Suppose Sam had stuck with a bespoke term like “Addable” to define a code interface to objects that could be added together associatively by calling a required “add” method of the objects, and that perhaps knew about a special “identity” value 0 that could represent missing data without affecting the outcome of a sum. The term “Addable” isn’t specialized enough to yield a treasure trove of related terms and relevant prior art that would unambiguously apply to the use and extension of Sam’s bespoke interface.
Transitioning to less ambiguous terms like semigroup and monoid led Sam to read research papers of certain relevance and to discovering useful ideas for his work, ideas like probabilistic data structures and the hyperloglog algorithm.
In natural language, terms are often overloaded – words have many meanings.
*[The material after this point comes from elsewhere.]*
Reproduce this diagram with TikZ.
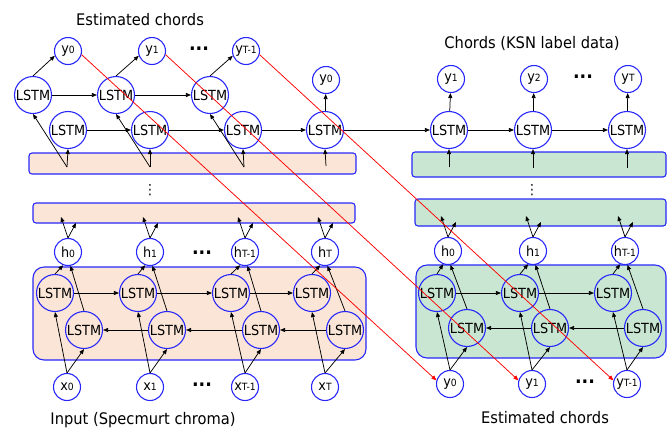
\documentclass[tikz,border=0pt]{standalone}
\usepackage{fontspec}
\setmainfont{DejaVu Sans}[FakeStretch=0.92]
\usepackage{amsmath,amssymb}
\usetikzlibrary{arrows.meta,positioning}
\definecolor{lstmblue}{RGB}{40,40,250}
\definecolor{encpeach}{RGB}{251,229,214}
\definecolor{decgreen}{RGB}{200,230,209}
\newcommand{\lbl}[2]{#1{\fontsize{10}{10}\selectfont #2}}

\begin{document}
\begin{tikzpicture}[x=1bp, y=-1bp, every node/.style={font=\fontsize{14}{15}\selectfont}]
  \tikzset{LSTMStyle/.style={circle, draw=lstmblue, line width=1.1pt, minimum size=37bp, inner sep=0pt},
    VarStyle/.style={circle, draw=lstmblue, line width=1.1pt, minimum size=27bp, inner sep=0pt},
    TitleStyle/.style={font=\fontsize{16}{18}\selectfont},
    BandStyle/.style={draw=lstmblue, line width=1.1pt, rounded corners=3bp},
    BoxStyle/.style={draw=lstmblue, line width=1.1pt, rounded corners=11bp},
    DotsStyle/.style={font=\fontsize{19}{19}\selectfont\bfseries, inner sep=0pt},
    ArrowStyle/.style={-{Triangle[length=5pt,width=4pt]}, line width=0.75pt},
    RedStyle/.style={-{Triangle[length=5pt,width=4pt]}, draw=red, line width=0.75pt}}
  \useasboundingbox (0,0) rectangle (667,430);

  % coloured bands and boxes
  \draw[BandStyle, fill=encpeach] (29,153) rectangle (356,174);
  \draw[BandStyle, fill=decgreen] (412,152) rectangle (666,177);
  \draw[BandStyle, fill=encpeach] (33,203) rectangle (355,223);
  \draw[BandStyle, fill=decgreen] (415,199) rectangle (666,226);
  \draw[BoxStyle, fill=encpeach] (33,267) rectangle (366,360);
  \draw[BoxStyle, fill=decgreen] (416,265) rectangle (666,358);

  % texts
  \node[TitleStyle] (title1) at (140,20) {Estimated chords};
  \node[TitleStyle] (title2) at (532,43) {Chords (KSN label data)};
  \node[TitleStyle] (title3) at (143,420) {Input (Specmurt chroma)};
  \node[TitleStyle] (title4) at (545,418) {Estimated chords};
  \node[inner sep=0pt] (vdots1) at (150,190) {⋮};
  \node[inner sep=0pt] (vdots2) at (532,190) {⋮};

  % top left: estimated chords
  \node[VarStyle] (ty0) at (68,51) {\lbl{y}{0}};
  \node[VarStyle] (ty1) at (152,51) {\lbl{y}{1}};
  \node[VarStyle] (ty2) at (246,51) {\lbl{y}{T-1}};
  \node[DotsStyle] (tdots) at (199,49) {...};
  \node[LSTMStyle] (u0) at (33,95) {LSTM};
  \node[LSTMStyle] (u1) at (116,95) {LSTM};
  \node[LSTMStyle] (u2) at (210,95) {LSTM};
  \node[LSTMStyle] (d0) at (68,130) {LSTM};
  \node[LSTMStyle] (d1) at (150,130) {LSTM};
  \node[LSTMStyle] (d2) at (243,130) {LSTM};
  \node[LSTMStyle] (d3) at (325,130) {LSTM};
  \node[VarStyle] (ya) at (326,80) {\lbl{y}{0}};

  % top right: chords
  \node[LSTMStyle] (r1) at (449,130) {LSTM};
  \node[LSTMStyle] (r2) at (533,130) {LSTM};
  \node[LSTMStyle] (r3) at (627,130) {LSTM};
  \node[VarStyle] (ry1) at (451,79) {\lbl{y}{1}};
  \node[VarStyle] (ry2) at (534,79) {\lbl{y}{2}};
  \node[VarStyle] (ry3) at (628,79) {\lbl{y}{T}};
  \node[DotsStyle] (rdots) at (583,77) {...};

  \coordinate (p0) at (67,167);
  \coordinate (p1) at (150,167);
  \coordinate (p2) at (244,167);
  \coordinate (p3) at (326,166);
  \coordinate (q1) at (449,167);
  \coordinate (q2) at (533,168);
  \coordinate (q3) at (627,168);

  % encoder, left
  \node[VarStyle] (h0) at (68,252) {\lbl{h}{0}};
  \node[VarStyle] (h1) at (150,252) {\lbl{h}{1}};
  \node[VarStyle] (h2) at (245,252) {\lbl{h}{T-1}};
  \node[VarStyle] (h3) at (325,252) {\lbl{h}{T}};
  \node[DotsStyle] (hdots) at (202,253) {...};
  \node[LSTMStyle] (f0) at (55,293) {LSTM};
  \node[LSTMStyle] (f1) at (138,293) {LSTM};
  \node[LSTMStyle] (f2) at (231,293) {LSTM};
  \node[LSTMStyle] (f3) at (312,293) {LSTM};
  \node[LSTMStyle] (b0) at (84,330) {LSTM};
  \node[LSTMStyle] (b1) at (167,330) {LSTM};
  \node[LSTMStyle] (b2) at (261,330) {LSTM};
  \node[LSTMStyle] (b3) at (345,330) {LSTM};
  \node[VarStyle] (x0) at (67,387) {\lbl{x}{0}};
  \node[VarStyle] (x1) at (150,387) {\lbl{x}{1}};
  \node[VarStyle] (x2) at (245,387) {\lbl{x}{T-1}};
  \node[VarStyle] (x3) at (325,387) {\lbl{x}{T}};
  \node[DotsStyle] (xdots) at (202,385) {...};

  % encoder, right
  \node[VarStyle] (g0) at (448,251) {\lbl{h}{0}};
  \node[VarStyle] (g1) at (533,251) {\lbl{h}{1}};
  \node[VarStyle] (g2) at (625,251) {\lbl{h}{T-1}};
  \node[LSTMStyle] (e0) at (437,293) {LSTM};
  \node[LSTMStyle] (e1) at (520,293) {LSTM};
  \node[LSTMStyle] (e2) at (613,293) {LSTM};
  \node[LSTMStyle] (c0) at (467,328) {LSTM};
  \node[LSTMStyle] (c1) at (550,328) {LSTM};
  \node[LSTMStyle] (c2) at (643,328) {LSTM};
  \node[VarStyle] (z0) at (450,384) {\lbl{y}{0}};
  \node[VarStyle] (z1) at (532,384) {\lbl{y}{1}};
  \node[VarStyle] (z2) at (627,384) {\lbl{y}{T-1}};
  \node[DotsStyle] (zdots) at (585,382) {...};

  % decoder connections
  \draw[ArrowStyle] (u0) -- (u1);
  \draw[ArrowStyle] (u1) -- (u2);
  \draw[ArrowStyle] (d0) -- (d1);
  \draw[ArrowStyle] (d1) -- (d2);
  \draw[ArrowStyle] (d2) -- (d3);
  \draw[ArrowStyle] (d3) -- (r1);
  \draw[ArrowStyle] (r1) -- (r2);
  \draw[ArrowStyle] (r2) -- (r3);
  \draw[ArrowStyle] (u0.north) -- (ty0.200);
  \draw[ArrowStyle] (u1.north) -- (ty1.200);
  \draw[ArrowStyle] (u2.north) -- (ty2.200);
  \draw[ArrowStyle] (d3) -- (ya);
  \draw[ArrowStyle] (r1) -- (ry1);
  \draw[ArrowStyle] (r2) -- (ry2);
  \draw[ArrowStyle] (r3) -- (ry3);
  \draw[ArrowStyle] (p0) -- (d0.south);
  \draw[ArrowStyle] (p0) -- (u0.south);
  \draw[ArrowStyle] (p1) -- (d1.south);
  \draw[ArrowStyle] (p1) -- (u1.south);
  \draw[ArrowStyle] (p2) -- (d2.south);
  \draw[ArrowStyle] (p2) -- (u2.south);
  \draw[ArrowStyle] (p3) -- (d3.south);
  \draw[ArrowStyle] (q1) -- (r1.south);
  \draw[ArrowStyle] (q2) -- (r2.south);
  \draw[ArrowStyle] (q3) -- (r3.south);

  % encoder connections, left
  \draw[ArrowStyle] (f0) -- (f1);
  \draw[ArrowStyle] (f1) -- (f2);
  \draw[ArrowStyle] (f2) -- (f3);
  \draw[ArrowStyle] (b3) -- (b2);
  \draw[ArrowStyle] (b2) -- (b1);
  \draw[ArrowStyle] (b1) -- (b0);
  \draw[ArrowStyle] (x0.north) -- (f0.south);
  \draw[ArrowStyle] (x0.north) -- (b0.south);
  \draw[ArrowStyle] (x1.north) -- (f1.south);
  \draw[ArrowStyle] (x1.north) -- (b1.south);
  \draw[ArrowStyle] (x2.north) -- (f2.south);
  \draw[ArrowStyle] (x2.north) -- (b2.south);
  \draw[ArrowStyle] (x3.north) -- (f3.south);
  \draw[ArrowStyle] (x3.north) -- (b3.south);
  \draw[ArrowStyle] (f0.north) -- (h0.250);
  \draw[ArrowStyle] (b0.north) -- (h0.280);
  \draw[ArrowStyle] (f1.north) -- (h1.250);
  \draw[ArrowStyle] (b1.north) -- (h1.280);
  \draw[ArrowStyle] (f2.north) -- (h2.250);
  \draw[ArrowStyle] (b2.north) -- (h2.280);
  \draw[ArrowStyle] (f3.north) -- (h3.250);
  \draw[ArrowStyle] (b3.north) -- (h3.280);
  \draw[ArrowStyle] (h0.north) -- ++(-7,-21);
  \draw[ArrowStyle] (h0.north) -- ++(8,-15);
  \draw[ArrowStyle] (h1.north) -- ++(-7,-21);
  \draw[ArrowStyle] (h1.north) -- ++(8,-15);
  \draw[ArrowStyle] (h2.north) -- ++(-7,-21);
  \draw[ArrowStyle] (h2.north) -- ++(8,-15);
  \draw[ArrowStyle] (h3.north) -- ++(-7,-21);
  \draw[ArrowStyle] (h3.north) -- ++(8,-15);

  % encoder connections, right
  \draw[ArrowStyle] (e0) -- (e1);
  \draw[ArrowStyle] (e1) -- (e2);
  \draw[ArrowStyle] (c2) -- (c1);
  \draw[ArrowStyle] (c1) -- (c0);
  \draw[ArrowStyle] (z0.north) -- (e0.south);
  \draw[ArrowStyle] (z0.north) -- (c0.south);
  \draw[ArrowStyle] (z1.north) -- (e1.south);
  \draw[ArrowStyle] (z1.north) -- (c1.south);
  \draw[ArrowStyle] (z2.north) -- (e2.south);
  \draw[ArrowStyle] (z2.north) -- (c2.south);
  \draw[ArrowStyle] (e0.north) -- (g0.250);
  \draw[ArrowStyle] (c0.north) -- (g0.280);
  \draw[ArrowStyle] (e1.north) -- (g1.250);
  \draw[ArrowStyle] (c1.north) -- (g1.280);
  \draw[ArrowStyle] (e2.north) -- (g2.250);
  \draw[ArrowStyle] (c2.north) -- (g2.280);
  \draw[ArrowStyle] (g0.north) -- ++(-7,-21);
  \draw[ArrowStyle] (g0.north) -- ++(8,-15);
  \draw[ArrowStyle] (g1.north) -- ++(-7,-21);
  \draw[ArrowStyle] (g1.north) -- ++(8,-15);
  \draw[ArrowStyle] (g2.north) -- ++(-7,-21);
  \draw[ArrowStyle] (g2.north) -- ++(8,-15);

  % estimated chords fed back
  \draw[RedStyle] (ty0.345) -- (z0.165);
  \draw[RedStyle] (ty1.345) -- (z1.165);
  \draw[RedStyle] (ty2.345) -- (z2.165);
\end{tikzpicture}
\end{document}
The vocabulary of abstract algebra has many terms that have no significant competing meanings among English speakers, and so they indeed are fertile candidates for portal abstraction. More generally, though, disambiguation among word and phrase meanings would be needed for similar power.
Linked data use unambiguous URIs to denote terms. Collections of such terms and their relations, also constructed and machine-readable as linked data, constitute the variety of ontologies offered by domain specialists. Linked data is an ecosystem of portal abstractions.